I read Joy Cowley's memoirs recently, Joy Cowley is a very well known and loved New Zealand author with an absolutely firm and warm handle on the written word and storytelling.
In reflecting upon the task of compiling her memoir she said it is like asking a riverbed to name all the stones that give it its shape. I believe her point being that to name a thing is really to attempt to frame it, and she found her life which was one of beauty, story, depth and hard work to be a hard one to frame simply.
The same is true of our journey with God.
My group of friends and I often use language such as "I am not very good with God at the moment" or "I am not in a good place with God, I'm not being faithful to God, I don't know where God is"
While these descriptions sometimes help give others a vague reference for where we are in relation to God, they never quite describe the journey in its entirety.
They also assume a linear ultimately progressive nature to our relationship to God; one that is constantly moving either forward, backward or not at all.

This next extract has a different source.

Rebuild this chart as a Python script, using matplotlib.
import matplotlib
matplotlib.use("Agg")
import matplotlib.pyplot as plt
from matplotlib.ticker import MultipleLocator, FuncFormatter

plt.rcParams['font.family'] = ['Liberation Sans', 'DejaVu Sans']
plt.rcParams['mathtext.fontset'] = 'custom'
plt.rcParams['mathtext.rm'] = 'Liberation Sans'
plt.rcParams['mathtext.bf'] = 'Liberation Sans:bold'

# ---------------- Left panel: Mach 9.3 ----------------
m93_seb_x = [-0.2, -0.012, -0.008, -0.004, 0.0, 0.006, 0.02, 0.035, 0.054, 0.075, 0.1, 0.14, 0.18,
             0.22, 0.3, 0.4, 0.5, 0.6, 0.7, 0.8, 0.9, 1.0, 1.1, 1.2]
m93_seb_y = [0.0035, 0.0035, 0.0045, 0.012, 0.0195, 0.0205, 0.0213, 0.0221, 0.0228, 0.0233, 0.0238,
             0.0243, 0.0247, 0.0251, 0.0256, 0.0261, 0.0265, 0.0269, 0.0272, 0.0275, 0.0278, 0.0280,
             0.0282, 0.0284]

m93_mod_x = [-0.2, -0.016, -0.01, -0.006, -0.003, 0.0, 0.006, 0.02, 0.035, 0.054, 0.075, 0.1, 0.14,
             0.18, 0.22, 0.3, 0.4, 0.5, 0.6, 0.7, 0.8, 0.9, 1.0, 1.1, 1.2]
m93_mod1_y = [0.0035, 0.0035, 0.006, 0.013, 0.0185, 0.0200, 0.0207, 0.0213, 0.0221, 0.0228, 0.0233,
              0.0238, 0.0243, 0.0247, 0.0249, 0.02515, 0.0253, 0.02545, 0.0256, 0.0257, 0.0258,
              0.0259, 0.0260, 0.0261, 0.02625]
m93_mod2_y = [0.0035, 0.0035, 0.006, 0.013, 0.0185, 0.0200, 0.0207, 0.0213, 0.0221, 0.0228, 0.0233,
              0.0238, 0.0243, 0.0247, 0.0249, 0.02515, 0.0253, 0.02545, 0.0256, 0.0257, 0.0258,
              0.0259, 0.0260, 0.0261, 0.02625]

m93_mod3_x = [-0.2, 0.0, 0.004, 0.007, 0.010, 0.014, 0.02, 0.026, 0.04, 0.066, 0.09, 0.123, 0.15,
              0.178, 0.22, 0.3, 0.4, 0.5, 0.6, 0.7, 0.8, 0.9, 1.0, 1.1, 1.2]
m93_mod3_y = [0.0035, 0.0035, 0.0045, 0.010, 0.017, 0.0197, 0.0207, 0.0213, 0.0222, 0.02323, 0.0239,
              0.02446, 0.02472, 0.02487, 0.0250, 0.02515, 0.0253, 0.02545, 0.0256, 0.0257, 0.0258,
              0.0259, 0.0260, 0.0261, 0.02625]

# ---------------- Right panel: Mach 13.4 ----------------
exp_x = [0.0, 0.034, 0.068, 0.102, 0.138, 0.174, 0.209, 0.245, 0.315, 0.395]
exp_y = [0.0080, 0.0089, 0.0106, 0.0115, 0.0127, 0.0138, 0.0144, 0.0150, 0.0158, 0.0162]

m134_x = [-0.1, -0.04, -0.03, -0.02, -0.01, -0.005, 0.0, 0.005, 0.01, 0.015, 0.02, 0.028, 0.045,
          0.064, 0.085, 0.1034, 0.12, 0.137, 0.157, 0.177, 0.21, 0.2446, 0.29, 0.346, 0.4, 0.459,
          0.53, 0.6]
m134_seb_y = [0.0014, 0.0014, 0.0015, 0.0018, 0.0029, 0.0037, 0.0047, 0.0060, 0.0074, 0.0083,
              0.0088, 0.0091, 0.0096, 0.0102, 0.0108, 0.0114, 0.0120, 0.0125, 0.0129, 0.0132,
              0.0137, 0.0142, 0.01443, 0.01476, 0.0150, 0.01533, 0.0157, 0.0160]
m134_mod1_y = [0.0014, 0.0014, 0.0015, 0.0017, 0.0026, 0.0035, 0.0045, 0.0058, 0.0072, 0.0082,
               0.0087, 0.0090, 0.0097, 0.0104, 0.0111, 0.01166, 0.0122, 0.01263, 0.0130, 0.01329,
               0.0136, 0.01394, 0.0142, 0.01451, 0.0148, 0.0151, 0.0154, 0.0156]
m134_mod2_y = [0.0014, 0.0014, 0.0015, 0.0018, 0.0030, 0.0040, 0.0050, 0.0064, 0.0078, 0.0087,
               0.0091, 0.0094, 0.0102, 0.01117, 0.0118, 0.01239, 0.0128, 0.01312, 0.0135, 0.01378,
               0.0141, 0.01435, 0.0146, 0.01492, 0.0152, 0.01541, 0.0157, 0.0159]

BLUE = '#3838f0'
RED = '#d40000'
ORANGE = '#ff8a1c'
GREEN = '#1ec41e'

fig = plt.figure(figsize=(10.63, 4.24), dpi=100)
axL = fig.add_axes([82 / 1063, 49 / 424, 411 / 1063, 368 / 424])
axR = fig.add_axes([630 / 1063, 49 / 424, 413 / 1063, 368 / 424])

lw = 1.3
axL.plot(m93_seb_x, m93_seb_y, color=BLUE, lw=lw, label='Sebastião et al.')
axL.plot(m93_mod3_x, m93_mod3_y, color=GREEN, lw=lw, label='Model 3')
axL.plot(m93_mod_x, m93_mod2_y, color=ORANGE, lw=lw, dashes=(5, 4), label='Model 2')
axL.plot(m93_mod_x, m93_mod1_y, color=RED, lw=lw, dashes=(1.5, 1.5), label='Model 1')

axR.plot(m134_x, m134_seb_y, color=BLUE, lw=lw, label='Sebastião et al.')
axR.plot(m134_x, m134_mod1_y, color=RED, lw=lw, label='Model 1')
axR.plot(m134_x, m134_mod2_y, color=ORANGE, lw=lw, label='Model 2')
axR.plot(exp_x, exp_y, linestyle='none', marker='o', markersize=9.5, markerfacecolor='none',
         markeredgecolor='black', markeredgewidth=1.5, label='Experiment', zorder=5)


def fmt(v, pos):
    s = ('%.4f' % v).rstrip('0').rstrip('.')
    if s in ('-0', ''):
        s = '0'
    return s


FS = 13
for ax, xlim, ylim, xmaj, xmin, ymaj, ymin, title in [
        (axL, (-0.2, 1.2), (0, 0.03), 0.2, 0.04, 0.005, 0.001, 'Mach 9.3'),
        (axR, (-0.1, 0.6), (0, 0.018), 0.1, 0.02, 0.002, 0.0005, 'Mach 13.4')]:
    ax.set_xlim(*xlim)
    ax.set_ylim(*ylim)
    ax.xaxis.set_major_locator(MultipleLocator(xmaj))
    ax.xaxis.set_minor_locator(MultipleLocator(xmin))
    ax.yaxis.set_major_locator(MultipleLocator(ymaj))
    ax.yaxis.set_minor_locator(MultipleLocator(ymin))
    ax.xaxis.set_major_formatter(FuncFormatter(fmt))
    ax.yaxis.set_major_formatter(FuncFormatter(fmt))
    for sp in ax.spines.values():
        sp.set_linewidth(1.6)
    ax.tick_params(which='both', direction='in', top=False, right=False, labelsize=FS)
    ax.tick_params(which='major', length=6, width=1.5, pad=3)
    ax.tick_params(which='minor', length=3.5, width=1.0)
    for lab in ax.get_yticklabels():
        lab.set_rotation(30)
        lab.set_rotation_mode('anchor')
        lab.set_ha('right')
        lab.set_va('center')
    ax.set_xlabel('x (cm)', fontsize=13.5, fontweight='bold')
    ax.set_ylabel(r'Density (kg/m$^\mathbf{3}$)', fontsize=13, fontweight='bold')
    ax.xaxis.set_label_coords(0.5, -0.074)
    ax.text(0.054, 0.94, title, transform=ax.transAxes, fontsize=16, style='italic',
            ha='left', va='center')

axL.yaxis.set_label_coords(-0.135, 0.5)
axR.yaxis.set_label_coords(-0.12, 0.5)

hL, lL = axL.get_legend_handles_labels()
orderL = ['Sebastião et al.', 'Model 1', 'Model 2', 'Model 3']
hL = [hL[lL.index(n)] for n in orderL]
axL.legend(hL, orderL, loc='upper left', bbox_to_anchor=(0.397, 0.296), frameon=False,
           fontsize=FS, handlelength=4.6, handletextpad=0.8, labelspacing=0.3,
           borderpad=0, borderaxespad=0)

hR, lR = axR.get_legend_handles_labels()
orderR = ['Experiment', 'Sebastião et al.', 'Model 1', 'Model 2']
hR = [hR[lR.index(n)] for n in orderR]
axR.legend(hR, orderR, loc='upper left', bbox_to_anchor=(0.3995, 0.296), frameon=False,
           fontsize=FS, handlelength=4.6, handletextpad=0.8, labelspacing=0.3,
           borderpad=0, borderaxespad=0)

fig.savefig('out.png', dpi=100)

I have found that this lexicon fails my faith journey. At times I often feel more like a swimmer in a world of oceans, swinging my arms past my ear like my dad taught me, only to be swept up in a current taking me to frigid shores, surrounded by water, yet unquenchably thirsty. Born for land, but cast adrift.
Crisis of faith are not born out of our inability to describe our faith in succinct accurate terms, they are born out of struggles of humanity becoming close to divinity.
However crisis of faith are made all the more troublesome by the way we describe them, because of the prescriptive nature of words.
When we name something, we give it meaning, we place upon it our associations with the words we use to frame it. When I say I am suffering, it may evoke ideas in you of loss, hurt, selfishness, and intolerance for pain or spiritual immaturity.
The point being that how we describe these things, colours our response to them. I have been struggling with my faith since I found it, and I find that the phrases we use to describe the supposedly all too common whispers of doubt and uncertainty good Christians shudder to mention are met with reticent and reluctant responses.
Fluid as raindrops
Words can be as fluid as Raindrops, becoming lost in the beauty of the thing they are a part of, or they can be as hard as concrete, confirming beyond any contestation the state of a thing, the state of my faith or lack thereof.
As someone who struggles, I wish for better words to describe our journeys, because even journey fails to capture the breadth and perils of walking across deserts, jungles, forests, up rivers, down rivers, through hearts of mountains and out the other side.
In pursuit of those new words, Joy Cowley's story lingers in my mind, reminding me that things might not get better in the way we understand them to, but things do and will inevitably change.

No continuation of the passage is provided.